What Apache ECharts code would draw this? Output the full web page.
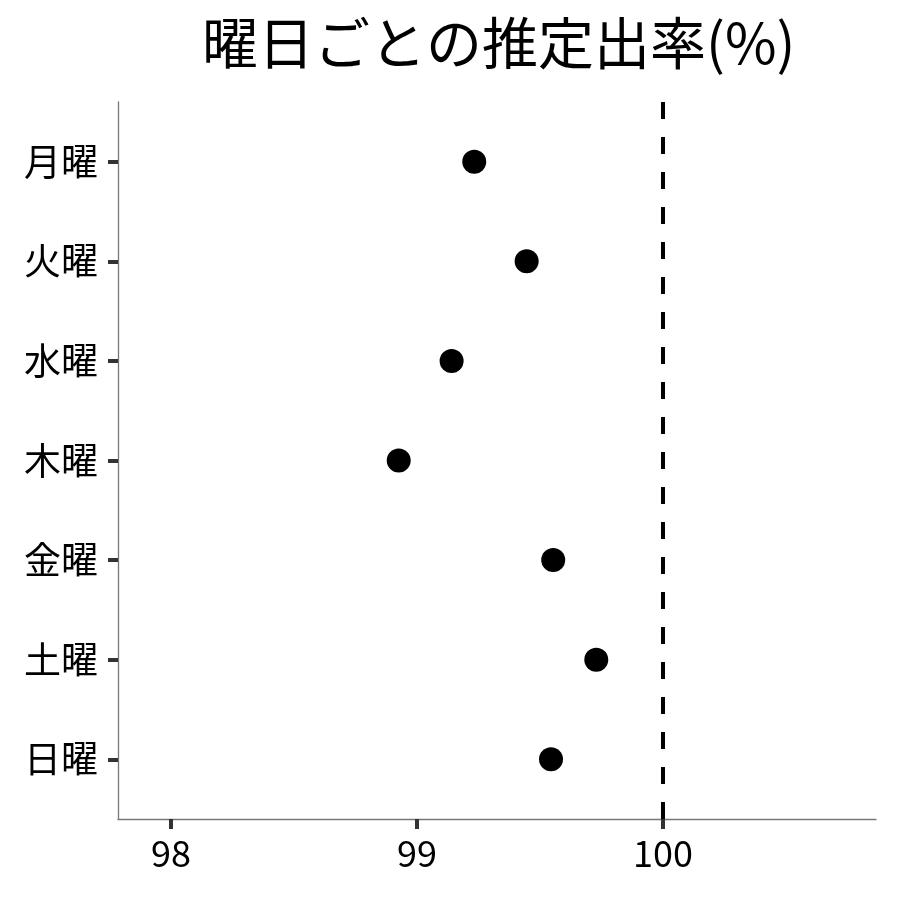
<!DOCTYPE html>
<html>
<head>
<meta charset="utf-8">
<script src="https://cdn.jsdelivr.net/npm/echarts@6/dist/echarts.min.js"></script>
<style>
html,body{margin:0;padding:0;background:#fff;}
#c{width:900px;height:900px;}
</style>
</head>
<body>
<div id="c"></div>
<script>
const titleText = '曜日ごとの推定出率(%)';
const categories = ['月曜', '火曜', '水曜', '木曜', '金曜', '土曜', '日曜'];
const rates = [99.233, 99.446, 99.141, 98.926, 99.554, 99.729, 99.545];
const xTicks = [98, 99, 100];
const refValue = 100;

const FONT = '"Noto Sans CJK JP", "Noto Sans", sans-serif';
const chart = echarts.init(document.getElementById('c'), null, {renderer: 'canvas'});
const points = rates.map((v, i) => [v, i]);

chart.setOption({
  backgroundColor: '#ffffff',
  animation: false,
  title: {
    text: titleText,
    left: 197,
    top: 10,
    textStyle: {fontFamily: FONT, fontSize: 56, fontWeight: 'normal', color: '#000'}
  },
  grid: {left: 118, right: 24, top: 102, bottom: 81, containLabel: false},
  xAxis: {
    type: 'value',
    min: 97.785,
    max: 100.866,
    splitLine: {show: false},
    axisLine: {show: true, onZero: false, lineStyle: {color: '#777', width: 1.3}},
    axisTick: {show: true, customValues: xTicks, length: 10, lineStyle: {color: '#333', width: 4}},
    axisLabel: {show: true, customValues: xTicks, margin: 16, fontFamily: FONT, fontSize: 36, color: '#000'}
  },
  yAxis: {
    type: 'value',
    inverse: true,
    min: -0.6,
    max: 6.6,
    splitLine: {show: false},
    axisLine: {show: true, onZero: false, lineStyle: {color: '#777', width: 1.3}},
    axisTick: {show: true, customValues: categories.map((c, i) => i), length: 10, lineStyle: {color: '#333', width: 4}},
    axisLabel: {
      show: true,
      customValues: categories.map((c, i) => i),
      margin: 20,
      fontFamily: FONT, fontSize: 37, color: '#000',
      formatter: v => categories[Math.round(v)] || ''
    }
  },
  series: [{
    type: 'scatter',
    data: points,
    symbol: 'circle',
    symbolSize: 24,
    itemStyle: {color: '#000', opacity: 1},
    markLine: {
      silent: true,
      symbol: ['none', 'none'],
      label: {show: false},
      lineStyle: {color: '#000', width: 4, type: [17, 18]},
      data: [{xAxis: refValue}]
    }
  }]
});
</script>
</body>
</html>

→ EXERCISE AIM
Reproduce the listing exactly. Leave its pictures out.

→ EXPECTED ANSWER
What Apache ECharts code would draw this? Output the full web page.
<!DOCTYPE html>
<html>
<head>
<meta charset="utf-8">
<script src="https://cdn.jsdelivr.net/npm/echarts@6/dist/echarts.min.js"></script>
<style>
html,body{margin:0;padding:0;background:#fff;}
#c{width:900px;height:900px;}
</style>
</head>
<body>
<div id="c"></div>
<script>
const titleText = '曜日ごとの推定出率(%)';
const categories = ['月曜', '火曜', '水曜', '木曜', '金曜', '土曜', '日曜'];
const rates = [99.233, 99.446, 99.141, 98.926, 99.554, 99.729, 99.545];
const xTicks = [98, 99, 100];
const refValue = 100;

const FONT = '"Noto Sans CJK JP", "Noto Sans", sans-serif';
const chart = echarts.init(document.getElementById('c'), null, {renderer: 'canvas'});
const points = rates.map((v, i) => [v, i]);

chart.setOption({
  backgroundColor: '#ffffff',
  animation: false,
  title: {
    text: titleText,
    left: 197,
    top: 10,
    textStyle: {fontFamily: FONT, fontSize: 56, fontWeight: 'normal', color: '#000'}
  },
  grid: {left: 118, right: 24, top: 102, bottom: 81, containLabel: false},
  xAxis: {
    type: 'value',
    min: 97.785,
    max: 100.866,
    splitLine: {show: false},
    axisLine: {show: true, onZero: false, lineStyle: {color: '#777', width: 1.3}},
    axisTick: {show: true, customValues: xTicks, length: 10, lineStyle: {color: '#333', width: 4}},
    axisLabel: {show: true, customValues: xTicks, margin: 16, fontFamily: FONT, fontSize: 36, color: '#000'}
  },
  yAxis: {
    type: 'value',
    inverse: true,
    min: -0.6,
    max: 6.6,
    splitLine: {show: false},
    axisLine: {show: true, onZero: false, lineStyle: {color: '#777', width: 1.3}},
    axisTick: {show: true, customValues: categories.map((c, i) => i), length: 10, lineStyle: {color: '#333', width: 4}},
    axisLabel: {
      show: true,
      customValues: categories.map((c, i) => i),
      margin: 20,
      fontFamily: FONT, fontSize: 37, color: '#000',
      formatter: v => categories[Math.round(v)] || ''
    }
  },
  series: [{
    type: 'scatter',
    data: points,
    symbol: 'circle',
    symbolSize: 24,
    itemStyle: {color: '#000', opacity: 1},
    markLine: {
      silent: true,
      symbol: ['none', 'none'],
      label: {show: false},
      lineStyle: {color: '#000', width: 4, type: [17, 18]},
      data: [{xAxis: refValue}]
    }
  }]
});
</script>
</body>
</html>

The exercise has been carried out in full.